Açıklanan nedenlerle, rücu davası ile borçlular arasındaki iç ilişki ve usul ekonomisi dikkate alındığında, kararın temyizinde davalı ... ve ..."ın hukuki yararının bulunduğunun kabulü zorunlu olduğu gibi, hakkındaki karar kesinleşen davalı ...nin hükmedilen maddi tazminat yönünden sorumluluğuna ilişkin değerlendirme yapılarak ve taraflar arasındaki iç ilişkide geçerli olmak üzere; mahkemece (... Sigorta A.Ş. yönünden usuli kazanılmış hakkın ihlal edilmemesi gerektiğinden) davalı ...Ş. yönünden icrai nitelikte bir hüküm kurulmayarak sadece, maddi tazminattan sorumlu olduğu hususunun tespitine yönelik hüküm kurulması gerektiğinden hükmün bozulması gerekmiştir.

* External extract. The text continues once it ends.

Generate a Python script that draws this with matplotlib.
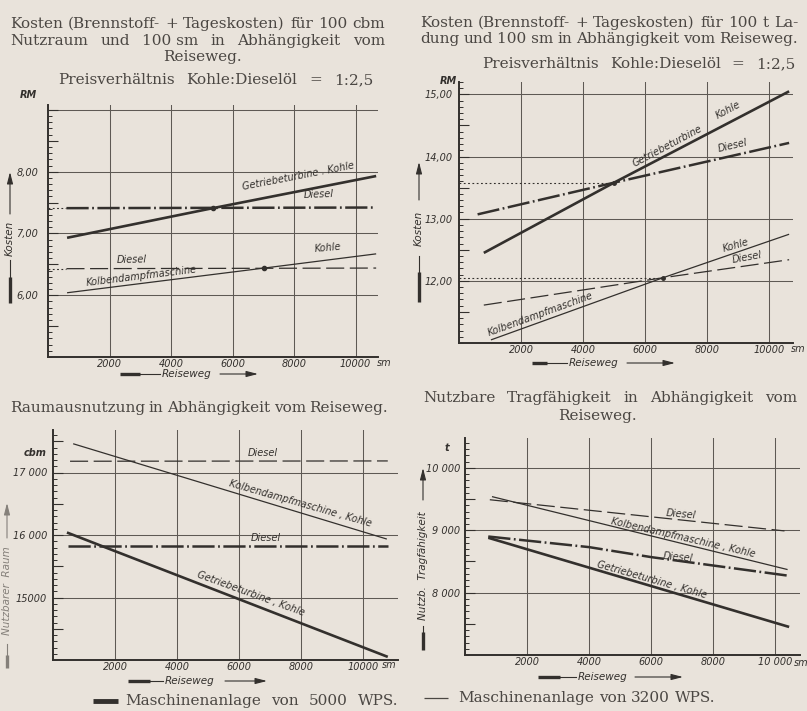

SONUÇ: Yukarıda (1) nolu bentte açıklanan nedenlerle, davalı ... ve ... vekilinin, yerinde görülmeyen sair temyiz itirazlarının REDDİNE; (2), (3) ve (4) nolu bentlerde açıklanan nedenlerle, davalı ... ve ... vekilinin temyiz itirazlarının kabulü ile hükmün BOZULMASINA; peşin alınan harcın istek halinde temyiz eden davalılar ... ve ..."a geri verilmesine 20.2.2017 gününde oybirliğiyle karar verildi.